### Task brief
Set down the material once more, exactly as it appears.

# start of Data provided

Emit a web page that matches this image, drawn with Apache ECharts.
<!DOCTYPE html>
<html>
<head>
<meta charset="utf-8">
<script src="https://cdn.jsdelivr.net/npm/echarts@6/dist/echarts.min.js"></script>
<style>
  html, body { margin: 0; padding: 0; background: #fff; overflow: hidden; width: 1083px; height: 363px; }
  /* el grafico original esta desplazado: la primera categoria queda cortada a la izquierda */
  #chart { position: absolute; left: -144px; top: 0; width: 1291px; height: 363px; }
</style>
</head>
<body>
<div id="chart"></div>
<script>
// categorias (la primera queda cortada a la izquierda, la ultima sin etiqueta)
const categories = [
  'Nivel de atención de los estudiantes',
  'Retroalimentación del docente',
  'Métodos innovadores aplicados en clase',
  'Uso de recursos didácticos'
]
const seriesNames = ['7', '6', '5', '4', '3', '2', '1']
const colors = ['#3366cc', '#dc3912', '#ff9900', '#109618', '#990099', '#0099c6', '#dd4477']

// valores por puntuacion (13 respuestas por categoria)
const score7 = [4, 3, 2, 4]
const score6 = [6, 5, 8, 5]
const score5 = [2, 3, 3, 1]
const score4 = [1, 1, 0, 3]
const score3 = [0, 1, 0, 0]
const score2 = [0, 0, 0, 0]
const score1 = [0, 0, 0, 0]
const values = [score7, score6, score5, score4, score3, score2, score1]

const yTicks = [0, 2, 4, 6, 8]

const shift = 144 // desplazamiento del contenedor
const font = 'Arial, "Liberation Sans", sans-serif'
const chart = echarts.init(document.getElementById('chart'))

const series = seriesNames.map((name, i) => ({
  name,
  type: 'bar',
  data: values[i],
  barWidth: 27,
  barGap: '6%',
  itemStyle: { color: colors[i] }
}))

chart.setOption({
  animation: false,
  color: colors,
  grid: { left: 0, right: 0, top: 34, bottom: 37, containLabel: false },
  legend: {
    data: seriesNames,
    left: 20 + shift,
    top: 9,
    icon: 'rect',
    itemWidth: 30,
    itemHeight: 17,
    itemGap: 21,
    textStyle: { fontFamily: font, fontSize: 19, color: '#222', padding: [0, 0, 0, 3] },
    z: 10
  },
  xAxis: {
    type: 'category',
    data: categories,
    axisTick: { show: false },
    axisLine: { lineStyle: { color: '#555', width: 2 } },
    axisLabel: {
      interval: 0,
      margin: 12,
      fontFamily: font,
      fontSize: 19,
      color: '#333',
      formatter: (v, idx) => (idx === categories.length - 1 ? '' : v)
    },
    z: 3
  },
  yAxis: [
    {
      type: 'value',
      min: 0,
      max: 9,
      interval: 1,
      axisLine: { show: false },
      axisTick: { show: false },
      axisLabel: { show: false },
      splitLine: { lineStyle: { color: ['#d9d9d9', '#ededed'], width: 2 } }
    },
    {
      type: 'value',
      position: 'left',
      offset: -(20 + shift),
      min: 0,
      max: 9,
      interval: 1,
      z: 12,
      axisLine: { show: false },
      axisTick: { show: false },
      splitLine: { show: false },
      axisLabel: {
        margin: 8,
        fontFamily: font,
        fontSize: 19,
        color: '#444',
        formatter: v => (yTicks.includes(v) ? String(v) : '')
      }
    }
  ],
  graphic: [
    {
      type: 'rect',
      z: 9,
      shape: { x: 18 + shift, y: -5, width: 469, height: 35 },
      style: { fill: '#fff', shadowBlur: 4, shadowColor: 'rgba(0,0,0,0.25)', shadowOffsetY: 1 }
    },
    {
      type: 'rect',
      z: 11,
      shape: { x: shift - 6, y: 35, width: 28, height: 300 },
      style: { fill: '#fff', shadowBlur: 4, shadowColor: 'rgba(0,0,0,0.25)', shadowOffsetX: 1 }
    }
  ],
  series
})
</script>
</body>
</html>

# end of Data provided

### Task response
Emit a web page that matches this image, drawn with Apache ECharts.
<!DOCTYPE html>
<html>
<head>
<meta charset="utf-8">
<script src="https://cdn.jsdelivr.net/npm/echarts@6/dist/echarts.min.js"></script>
<style>
  html, body { margin: 0; padding: 0; background: #fff; overflow: hidden; width: 1083px; height: 363px; }
  /* el grafico original esta desplazado: la primera categoria queda cortada a la izquierda */
  #chart { position: absolute; left: -144px; top: 0; width: 1291px; height: 363px; }
</style>
</head>
<body>
<div id="chart"></div>
<script>
// categorias (la primera queda cortada a la izquierda, la ultima sin etiqueta)
const categories = [
  'Nivel de atención de los estudiantes',
  'Retroalimentación del docente',
  'Métodos innovadores aplicados en clase',
  'Uso de recursos didácticos'
]
const seriesNames = ['7', '6', '5', '4', '3', '2', '1']
const colors = ['#3366cc', '#dc3912', '#ff9900', '#109618', '#990099', '#0099c6', '#dd4477']

// valores por puntuacion (13 respuestas por categoria)
const score7 = [4, 3, 2, 4]
const score6 = [6, 5, 8, 5]
const score5 = [2, 3, 3, 1]
const score4 = [1, 1, 0, 3]
const score3 = [0, 1, 0, 0]
const score2 = [0, 0, 0, 0]
const score1 = [0, 0, 0, 0]
const values = [score7, score6, score5, score4, score3, score2, score1]

const yTicks = [0, 2, 4, 6, 8]

const shift = 144 // desplazamiento del contenedor
const font = 'Arial, "Liberation Sans", sans-serif'
const chart = echarts.init(document.getElementById('chart'))

const series = seriesNames.map((name, i) => ({
  name,
  type: 'bar',
  data: values[i],
  barWidth: 27,
  barGap: '6%',
  itemStyle: { color: colors[i] }
}))

chart.setOption({
  animation: false,
  color: colors,
  grid: { left: 0, right: 0, top: 34, bottom: 37, containLabel: false },
  legend: {
    data: seriesNames,
    left: 20 + shift,
    top: 9,
    icon: 'rect',
    itemWidth: 30,
    itemHeight: 17,
    itemGap: 21,
    textStyle: { fontFamily: font, fontSize: 19, color: '#222', padding: [0, 0, 0, 3] },
    z: 10
  },
  xAxis: {
    type: 'category',
    data: categories,
    axisTick: { show: false },
    axisLine: { lineStyle: { color: '#555', width: 2 } },
    axisLabel: {
      interval: 0,
      margin: 12,
      fontFamily: font,
      fontSize: 19,
      color: '#333',
      formatter: (v, idx) => (idx === categories.length - 1 ? '' : v)
    },
    z: 3
  },
  yAxis: [
    {
      type: 'value',
      min: 0,
      max: 9,
      interval: 1,
      axisLine: { show: false },
      axisTick: { show: false },
      axisLabel: { show: false },
      splitLine: { lineStyle: { color: ['#d9d9d9', '#ededed'], width: 2 } }
    },
    {
      type: 'value',
      position: 'left',
      offset: -(20 + shift),
      min: 0,
      max: 9,
      interval: 1,
      z: 12,
      axisLine: { show: false },
      axisTick: { show: false },
      splitLine: { show: false },
      axisLabel: {
        margin: 8,
        fontFamily: font,
        fontSize: 19,
        color: '#444',
        formatter: v => (yTicks.includes(v) ? String(v) : '')
      }
    }
  ],
  graphic: [
    {
      type: 'rect',
      z: 9,
      shape: { x: 18 + shift, y: -5, width: 469, height: 35 },
      style: { fill: '#fff', shadowBlur: 4, shadowColor: 'rgba(0,0,0,0.25)', shadowOffsetY: 1 }
    },
    {
      type: 'rect',
      z: 11,
      shape: { x: shift - 6, y: 35, width: 28, height: 300 },
      style: { fill: '#fff', shadowBlur: 4, shadowColor: 'rgba(0,0,0,0.25)', shadowOffsetX: 1 }
    }
  ],
  series
})
</script>
</body>
</html>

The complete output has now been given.